### Entries provided
%%
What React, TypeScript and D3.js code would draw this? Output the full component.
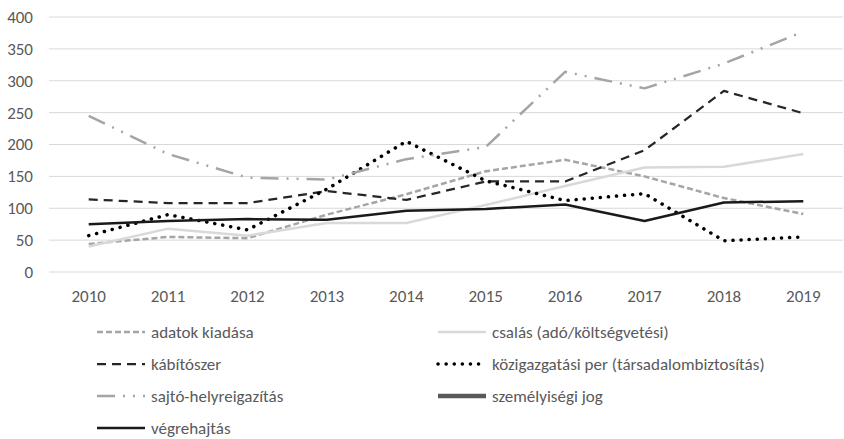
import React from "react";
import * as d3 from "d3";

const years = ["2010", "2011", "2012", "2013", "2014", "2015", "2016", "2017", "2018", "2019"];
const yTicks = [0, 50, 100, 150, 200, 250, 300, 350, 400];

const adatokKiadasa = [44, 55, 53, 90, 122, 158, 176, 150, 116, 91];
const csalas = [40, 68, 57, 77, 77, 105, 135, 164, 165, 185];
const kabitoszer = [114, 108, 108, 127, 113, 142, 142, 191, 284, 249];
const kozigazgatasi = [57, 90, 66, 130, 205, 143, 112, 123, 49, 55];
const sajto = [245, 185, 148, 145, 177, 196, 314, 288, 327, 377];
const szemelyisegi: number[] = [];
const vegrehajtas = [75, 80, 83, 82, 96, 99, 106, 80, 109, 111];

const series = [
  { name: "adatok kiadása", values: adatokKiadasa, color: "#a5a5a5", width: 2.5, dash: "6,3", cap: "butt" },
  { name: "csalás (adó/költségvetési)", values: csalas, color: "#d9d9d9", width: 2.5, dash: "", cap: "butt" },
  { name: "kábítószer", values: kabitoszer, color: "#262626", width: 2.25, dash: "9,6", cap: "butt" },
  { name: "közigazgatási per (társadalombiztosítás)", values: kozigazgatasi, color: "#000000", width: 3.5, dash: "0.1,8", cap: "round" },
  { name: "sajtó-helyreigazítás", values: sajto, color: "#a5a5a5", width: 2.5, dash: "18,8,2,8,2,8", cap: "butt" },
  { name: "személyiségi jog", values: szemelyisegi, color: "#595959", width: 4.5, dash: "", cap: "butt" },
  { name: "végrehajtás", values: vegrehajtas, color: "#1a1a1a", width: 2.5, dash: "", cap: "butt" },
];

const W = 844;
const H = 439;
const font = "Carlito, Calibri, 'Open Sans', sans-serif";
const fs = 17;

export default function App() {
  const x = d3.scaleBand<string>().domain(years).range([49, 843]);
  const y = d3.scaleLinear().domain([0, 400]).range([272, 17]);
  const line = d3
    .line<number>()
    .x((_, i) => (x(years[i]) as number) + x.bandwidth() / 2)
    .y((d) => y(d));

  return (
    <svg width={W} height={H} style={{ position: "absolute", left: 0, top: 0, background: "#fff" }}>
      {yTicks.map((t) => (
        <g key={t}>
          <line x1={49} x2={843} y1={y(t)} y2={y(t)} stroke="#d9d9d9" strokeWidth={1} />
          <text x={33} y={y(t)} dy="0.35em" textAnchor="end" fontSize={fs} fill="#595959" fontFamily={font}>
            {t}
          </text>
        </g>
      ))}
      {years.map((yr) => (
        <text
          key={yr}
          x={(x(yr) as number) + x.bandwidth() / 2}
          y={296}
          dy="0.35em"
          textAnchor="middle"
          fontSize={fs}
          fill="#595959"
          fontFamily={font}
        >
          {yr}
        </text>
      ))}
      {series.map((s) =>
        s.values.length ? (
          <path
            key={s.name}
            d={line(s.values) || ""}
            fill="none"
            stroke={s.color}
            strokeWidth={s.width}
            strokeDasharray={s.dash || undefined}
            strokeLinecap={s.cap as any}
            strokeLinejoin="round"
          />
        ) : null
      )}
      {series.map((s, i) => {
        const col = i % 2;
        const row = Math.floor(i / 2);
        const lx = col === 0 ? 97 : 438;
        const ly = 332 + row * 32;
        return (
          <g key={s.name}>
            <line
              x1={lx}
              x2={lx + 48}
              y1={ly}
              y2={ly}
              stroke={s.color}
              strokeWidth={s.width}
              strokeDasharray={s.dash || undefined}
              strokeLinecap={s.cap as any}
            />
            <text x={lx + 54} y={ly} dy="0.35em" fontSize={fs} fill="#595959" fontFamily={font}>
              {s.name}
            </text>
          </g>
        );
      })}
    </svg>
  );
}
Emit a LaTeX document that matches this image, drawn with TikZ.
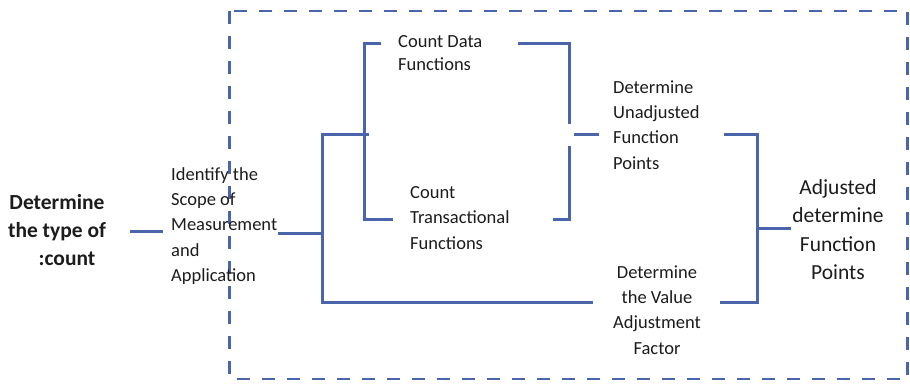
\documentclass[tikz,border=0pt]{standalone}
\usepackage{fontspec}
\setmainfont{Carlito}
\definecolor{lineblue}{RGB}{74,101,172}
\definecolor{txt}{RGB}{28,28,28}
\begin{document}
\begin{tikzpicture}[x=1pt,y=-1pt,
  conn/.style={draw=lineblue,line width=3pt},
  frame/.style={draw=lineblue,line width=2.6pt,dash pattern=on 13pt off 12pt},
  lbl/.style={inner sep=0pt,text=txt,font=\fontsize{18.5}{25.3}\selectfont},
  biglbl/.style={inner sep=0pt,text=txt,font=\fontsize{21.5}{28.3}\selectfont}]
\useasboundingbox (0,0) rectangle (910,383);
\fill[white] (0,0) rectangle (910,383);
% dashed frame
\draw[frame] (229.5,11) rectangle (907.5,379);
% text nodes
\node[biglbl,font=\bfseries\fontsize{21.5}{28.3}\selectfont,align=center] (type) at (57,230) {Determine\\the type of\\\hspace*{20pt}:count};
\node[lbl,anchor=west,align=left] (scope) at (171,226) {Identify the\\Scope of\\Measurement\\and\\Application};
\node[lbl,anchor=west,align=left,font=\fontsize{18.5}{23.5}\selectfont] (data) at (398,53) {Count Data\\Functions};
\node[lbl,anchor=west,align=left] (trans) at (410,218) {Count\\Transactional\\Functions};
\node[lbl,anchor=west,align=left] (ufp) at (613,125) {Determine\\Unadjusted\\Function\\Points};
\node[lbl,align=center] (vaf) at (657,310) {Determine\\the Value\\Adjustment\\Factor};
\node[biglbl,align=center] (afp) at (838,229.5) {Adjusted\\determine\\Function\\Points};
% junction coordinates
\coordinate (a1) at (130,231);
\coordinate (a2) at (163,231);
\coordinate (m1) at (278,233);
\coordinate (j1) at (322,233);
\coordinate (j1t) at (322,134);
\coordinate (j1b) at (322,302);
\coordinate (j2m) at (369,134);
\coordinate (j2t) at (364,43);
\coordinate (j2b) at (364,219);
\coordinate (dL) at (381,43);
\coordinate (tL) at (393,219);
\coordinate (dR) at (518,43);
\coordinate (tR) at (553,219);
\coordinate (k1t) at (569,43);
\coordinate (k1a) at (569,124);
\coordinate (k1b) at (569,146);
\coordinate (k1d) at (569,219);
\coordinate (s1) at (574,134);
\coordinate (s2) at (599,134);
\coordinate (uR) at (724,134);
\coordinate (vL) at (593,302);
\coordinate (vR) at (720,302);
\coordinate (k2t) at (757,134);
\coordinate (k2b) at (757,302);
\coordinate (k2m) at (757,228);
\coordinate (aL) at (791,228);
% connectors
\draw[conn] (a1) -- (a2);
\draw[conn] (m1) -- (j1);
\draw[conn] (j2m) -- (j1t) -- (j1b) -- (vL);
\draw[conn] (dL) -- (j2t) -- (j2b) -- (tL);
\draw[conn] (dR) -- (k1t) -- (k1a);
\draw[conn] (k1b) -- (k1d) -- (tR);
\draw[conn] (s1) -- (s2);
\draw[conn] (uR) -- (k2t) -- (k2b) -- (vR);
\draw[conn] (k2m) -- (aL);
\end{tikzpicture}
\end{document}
%%
%%
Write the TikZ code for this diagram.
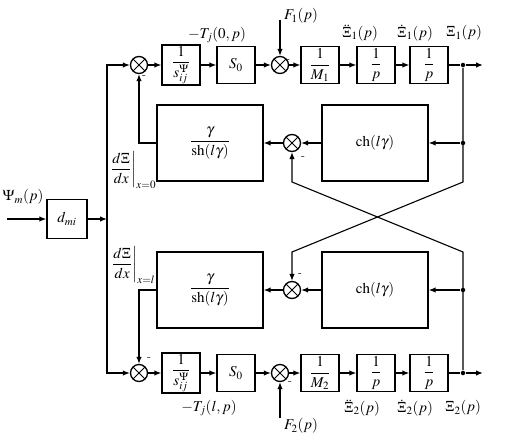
%%
### Task objective
In the listing above, find the line containing "What React, TypeScript" and the line containing "80, 109, 111];", then output those two lines and everything between them exactly as written, without the images.

### Solution for this task
What React, TypeScript and D3.js code would draw this? Output the full component.
import React from "react";
import * as d3 from "d3";

const years = ["2010", "2011", "2012", "2013", "2014", "2015", "2016", "2017", "2018", "2019"];
const yTicks = [0, 50, 100, 150, 200, 250, 300, 350, 400];

const adatokKiadasa = [44, 55, 53, 90, 122, 158, 176, 150, 116, 91];
const csalas = [40, 68, 57, 77, 77, 105, 135, 164, 165, 185];
const kabitoszer = [114, 108, 108, 127, 113, 142, 142, 191, 284, 249];
const kozigazgatasi = [57, 90, 66, 130, 205, 143, 112, 123, 49, 55];
const sajto = [245, 185, 148, 145, 177, 196, 314, 288, 327, 377];
const szemelyisegi: number[] = [];
const vegrehajtas = [75, 80, 83, 82, 96, 99, 106, 80, 109, 111];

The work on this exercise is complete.